▶ _Goal_: From the first line of the listing below, retype each line up to and including the one with "import numpy as np"; pictures stay out.

----------

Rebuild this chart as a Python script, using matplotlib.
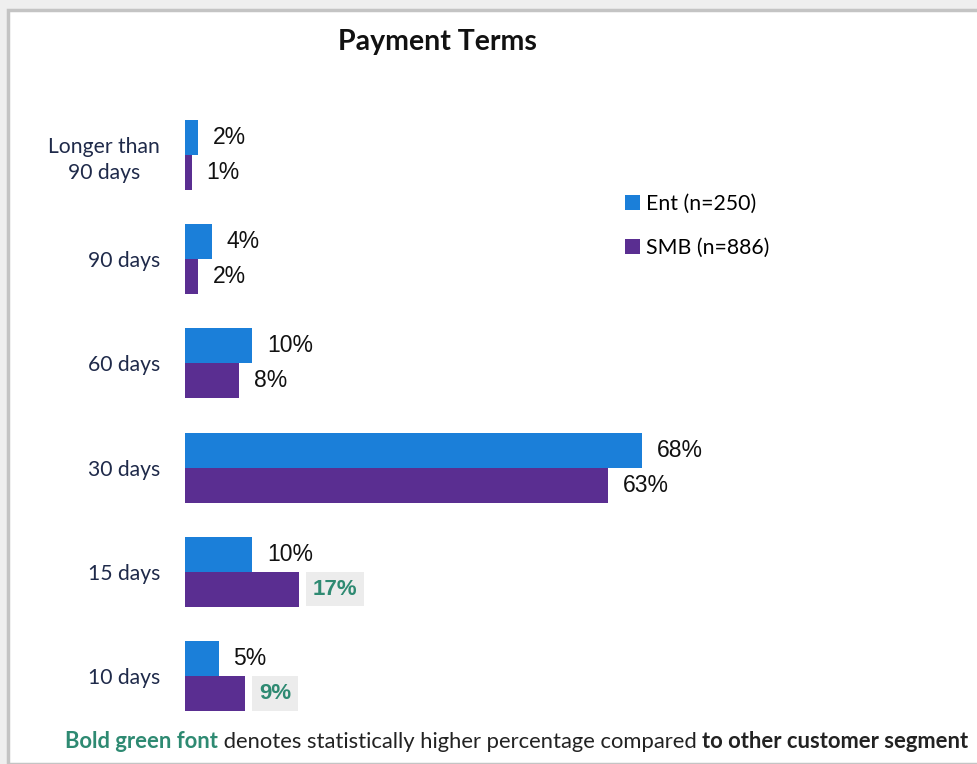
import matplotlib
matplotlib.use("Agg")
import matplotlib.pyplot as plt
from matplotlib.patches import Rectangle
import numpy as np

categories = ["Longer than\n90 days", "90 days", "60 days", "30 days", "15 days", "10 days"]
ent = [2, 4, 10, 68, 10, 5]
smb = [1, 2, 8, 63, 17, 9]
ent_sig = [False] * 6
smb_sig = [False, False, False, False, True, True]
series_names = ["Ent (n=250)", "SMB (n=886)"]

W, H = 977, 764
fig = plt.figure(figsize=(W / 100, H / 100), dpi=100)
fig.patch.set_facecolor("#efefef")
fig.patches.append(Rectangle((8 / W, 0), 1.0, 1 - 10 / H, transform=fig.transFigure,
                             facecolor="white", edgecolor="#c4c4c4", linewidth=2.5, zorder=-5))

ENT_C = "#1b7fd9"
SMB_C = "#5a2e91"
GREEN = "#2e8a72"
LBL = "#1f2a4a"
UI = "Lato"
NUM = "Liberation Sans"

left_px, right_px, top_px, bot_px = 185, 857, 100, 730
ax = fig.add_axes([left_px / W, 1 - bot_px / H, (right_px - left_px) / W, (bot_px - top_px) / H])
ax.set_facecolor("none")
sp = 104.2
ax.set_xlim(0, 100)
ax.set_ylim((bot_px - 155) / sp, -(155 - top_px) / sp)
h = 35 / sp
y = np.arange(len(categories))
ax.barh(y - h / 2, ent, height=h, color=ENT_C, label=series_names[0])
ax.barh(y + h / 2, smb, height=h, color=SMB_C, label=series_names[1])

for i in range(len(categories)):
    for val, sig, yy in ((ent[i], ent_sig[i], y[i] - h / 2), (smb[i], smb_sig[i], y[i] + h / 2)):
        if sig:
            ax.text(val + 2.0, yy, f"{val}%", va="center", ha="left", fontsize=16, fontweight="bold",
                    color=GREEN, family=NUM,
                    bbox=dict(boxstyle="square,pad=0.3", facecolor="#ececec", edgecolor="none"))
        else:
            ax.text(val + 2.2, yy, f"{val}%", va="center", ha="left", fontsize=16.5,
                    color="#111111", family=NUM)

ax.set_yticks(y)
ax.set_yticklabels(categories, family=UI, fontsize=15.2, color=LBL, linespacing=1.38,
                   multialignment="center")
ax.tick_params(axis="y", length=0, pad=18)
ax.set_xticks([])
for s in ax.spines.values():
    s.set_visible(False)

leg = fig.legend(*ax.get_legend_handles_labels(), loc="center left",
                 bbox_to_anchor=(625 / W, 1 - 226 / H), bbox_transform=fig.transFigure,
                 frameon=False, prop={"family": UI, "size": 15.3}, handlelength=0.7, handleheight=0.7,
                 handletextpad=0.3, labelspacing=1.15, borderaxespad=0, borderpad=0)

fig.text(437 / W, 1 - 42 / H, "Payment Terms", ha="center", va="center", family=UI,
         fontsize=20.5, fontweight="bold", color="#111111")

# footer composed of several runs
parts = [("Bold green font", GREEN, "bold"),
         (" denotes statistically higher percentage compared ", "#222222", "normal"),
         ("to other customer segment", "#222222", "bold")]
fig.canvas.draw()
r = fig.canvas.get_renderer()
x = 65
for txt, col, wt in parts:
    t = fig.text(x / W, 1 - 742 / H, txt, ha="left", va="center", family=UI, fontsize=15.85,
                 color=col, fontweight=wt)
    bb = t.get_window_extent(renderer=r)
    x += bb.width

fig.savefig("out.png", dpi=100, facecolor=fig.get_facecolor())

----------

▶ _Answer to this task_:
Rebuild this chart as a Python script, using matplotlib.
import matplotlib
matplotlib.use("Agg")
import matplotlib.pyplot as plt
from matplotlib.patches import Rectangle
import numpy as np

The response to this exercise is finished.